World Exclusive: Qatar royal family plan £1.5bn takeover of Manchester United
Published 23:00 18/12/10 By Paul Smith
The most famous name in English football is the target for the next wave of Arab invaders.
Across Manchester arch-rivals City are already owned by the Abu Dhabi United Group, led by billionaire Sheikh Mansour bin Zayed Al Nahyan.
Now Qatar Holdings, an investment vehicle for the Qatari royal family, are pursuing the £1.5billion takeover of Manchester United. The Gulf state of Qatar has already landed the right to stage the 2022 World Cup finals in an audacious international coup.
The Qataris have also accumulated a huge range of trophy assets in England.
These include the Harrods store and spectacular London properties such as One Hyde Park, the Shard of Glass and the US Embassy in Grosvenor Square.
Last week the Qatar Foundation, the charity wing of the ruling family, bought the sponsorship rights to the Barcelona shirt. It was a declaration of their intention of getting Qatar accepted as a global football brand.
Qatar Holdings is the third largest shareholder in car-maker VW and has a stake in Porsche.
Its chairman, Sheikh Hamad Bin Jassim Bin Jabr Al-Thani (right), who is also Qatar’s prime minister, is keen to add to their portfolio of investments and sees United as an iconic acquisition. The arrival of the Qatar billions would pave the way for the end of the controversial Glazer family reign.
The Arabs can satisfy any request for proof of funding from the Glazer family in the United States and are also willing to fund a massive transfer fund for manager Sir Alex Ferguson.
United’s massive fan base around the globe are certain to welcome the change of ownership from the controversial Glazer regime.
The American family seized control for £790million in 2005.
But the Americans have incensed United supporters by borrowing against the club’s assets.
They loaded £716m in debt against the club provoking outrage among United fans who believe too much of the club’s income was being directed to pay prohibitive interest payments. A few weeks ago the Glazers did reduce United’s debt by paying back around £200m in PIK loans.
These were payment in kind loans from three hedge funds that were charging 16.25 per cent in annual interest.
Many City observers believed that reduction in debt could spark a Glazer sell-off. There were even rumours that the funding for the change had come from overseas investors keen to take a stake in United – but the Glazers denied this.
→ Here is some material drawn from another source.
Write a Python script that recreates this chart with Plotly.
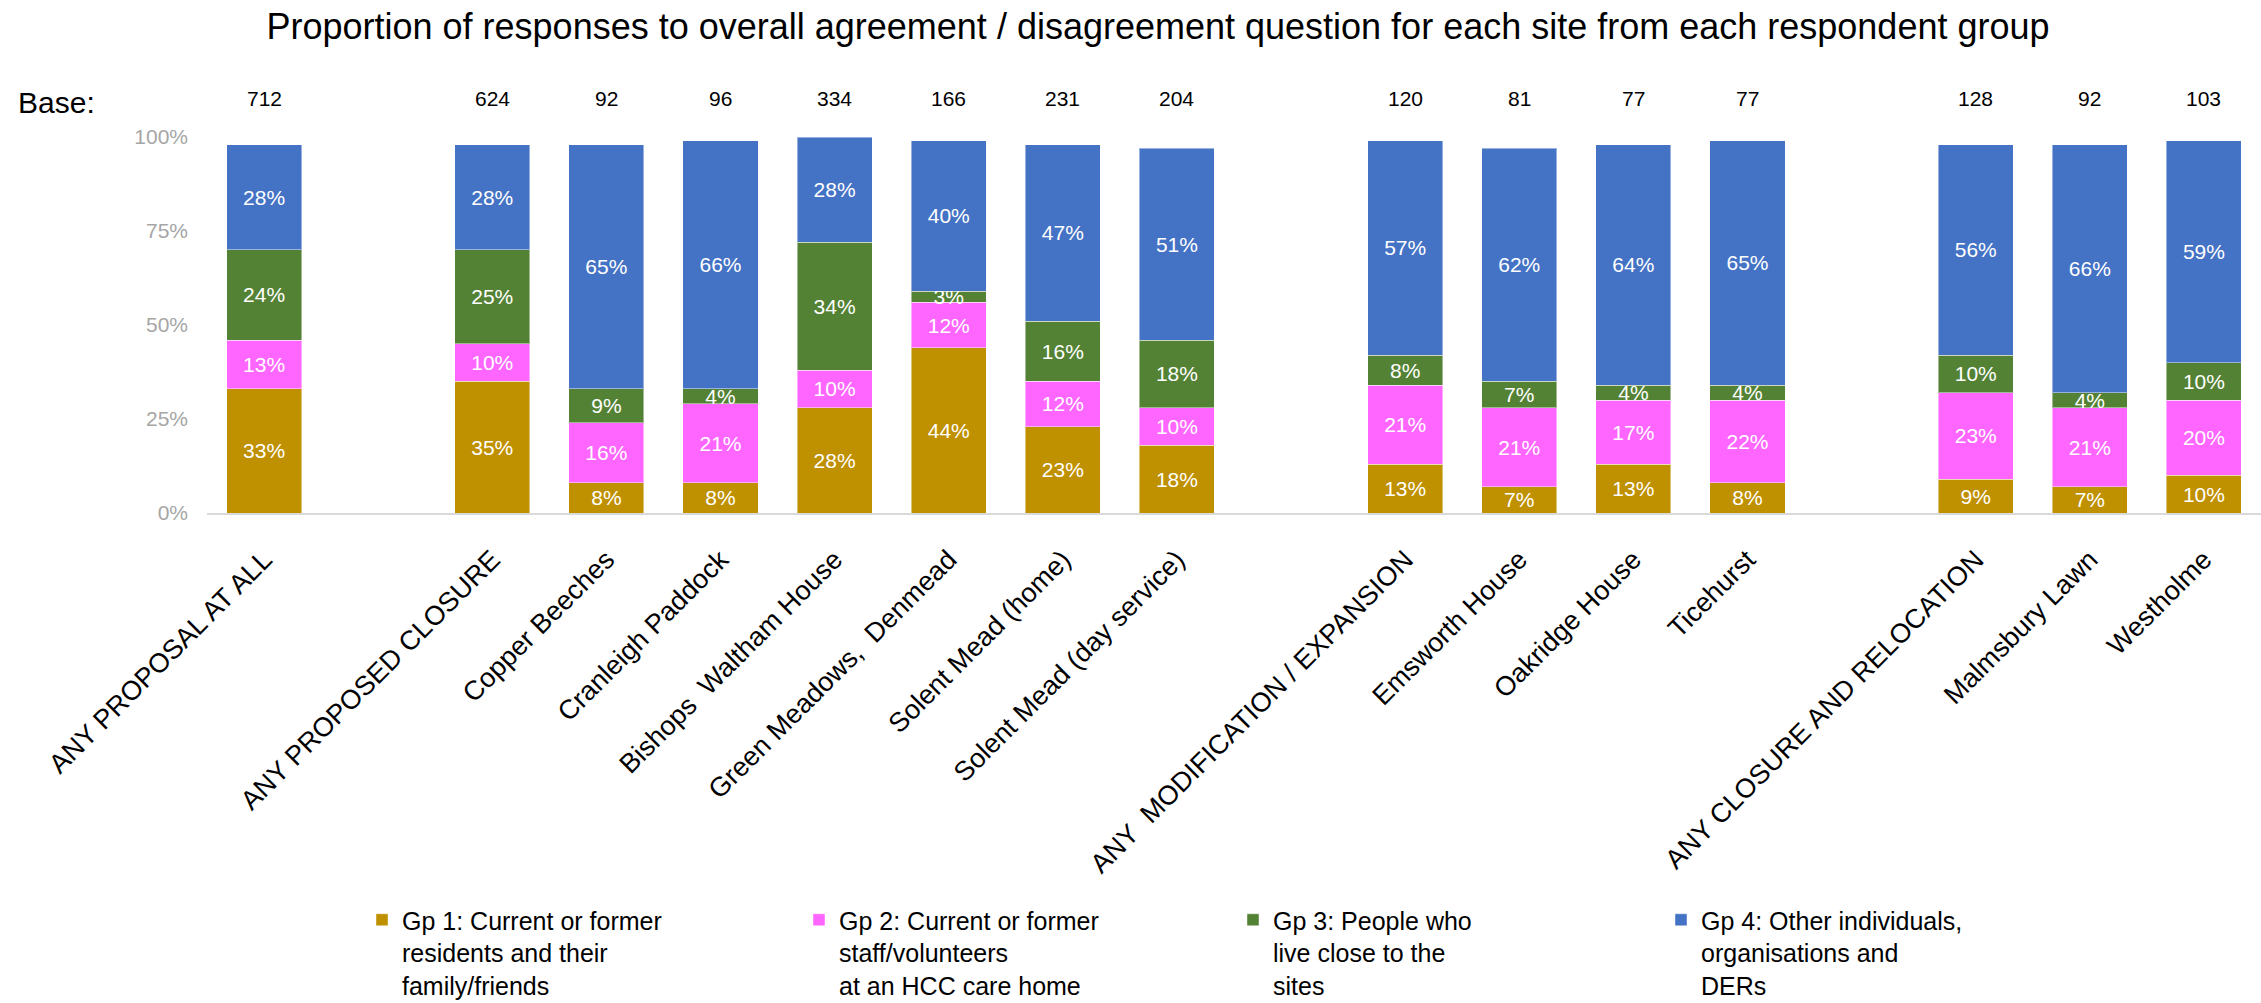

A group of United fans calling themselves the Red Knights did try to launch a takeover coup a few months ago but backed off when they discovered the Glazers would not entertain a bid of around £1bn. However, the Qatar Holdings have set aside around £2.5bn in funds to purchase the club and provide Sir Alex Ferguson with unlimited spending power in the transfer market.
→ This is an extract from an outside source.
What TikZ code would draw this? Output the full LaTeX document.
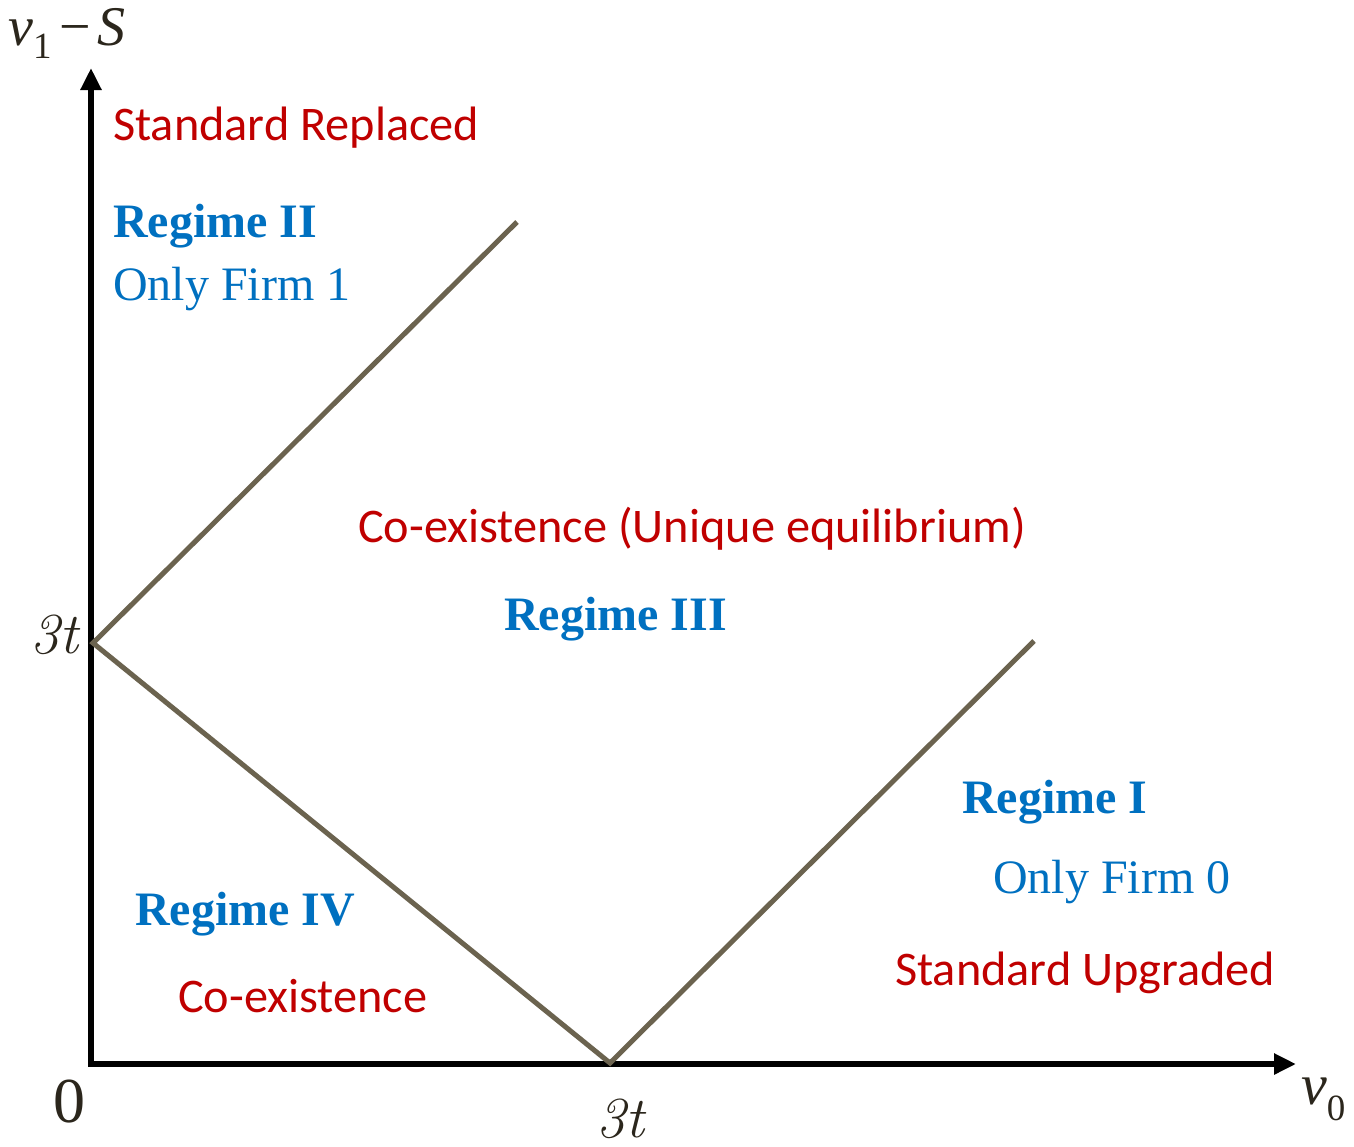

So far the Glazers have resisted attempts to drive them out of Old Trafford even though the fans have been so critical of their reign.
Now the scene could be set for the Glazers to leave with a massive profit. Qatar Holdings have been linked with a host of European giants including Barcelona, Real Madrid and United’s Premier League rivals, Chelsea, Liverpool, Tottenham and Newcastle.
However, United have always been top of their wish list.
The purchase of United would leave the club debt free and the most powerful club in the current transfer market.
And even neighbours City, with all their wealth, may find it hard to compete with the potential red revolution.